The price of importing from Quebec should be the price of production in New England.
The OCAA says that closing the coal plants could save $367 million a year, but the payments OPG receives for Lambton and Nanticoke are about the same, per kWh of output, as private natural gas plant operators receive for keeping the new gas plants available (I wrote this on capacity payments only 9 days ago). I don’t like capacity payments, but they are not fine for the goose and not for the gander.
Pickering A has only two operational units and the ScottMadden Inc. benchmark study did put it high above other nuclear facilities for cost/kWh. But it was still at 9 cents/kWh - cheaper than what the OCAA argues it should be replace with.
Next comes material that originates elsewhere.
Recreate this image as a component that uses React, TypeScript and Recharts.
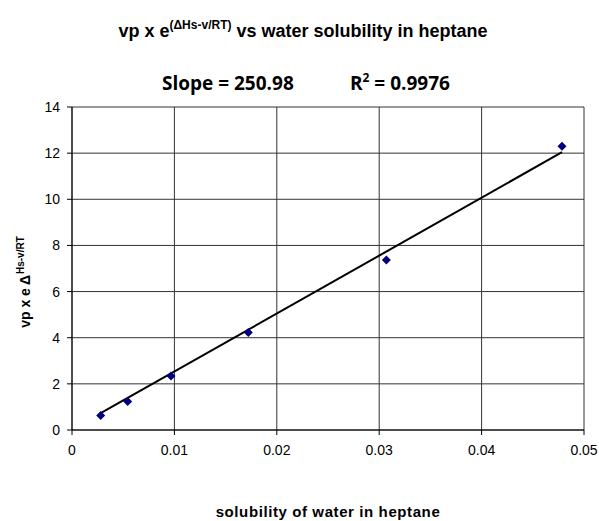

Pickering B has 4 units and the benchmarking put it around 6 cents/kWh (I referenced these figures in an entry I wrote the last time this nonsense was being written about in the Toronto Star).
When the OCAA write costs are multiples more than the “market price of electricity” they means the 2 cents/kWh HOEP, and when he says “approximately equal to the fuel and operating costs of our new gas-fired generating plants”, he forgets the massive Net Revenue Requirements that push those costs even beyond Pickering A’s benchmarked 9 cents/kWh
The OCAA’s conclusions now are the same as they always are: shut down public power to buy really expensive private power.
It is nonsense... so you can read about it in the Toronto Star.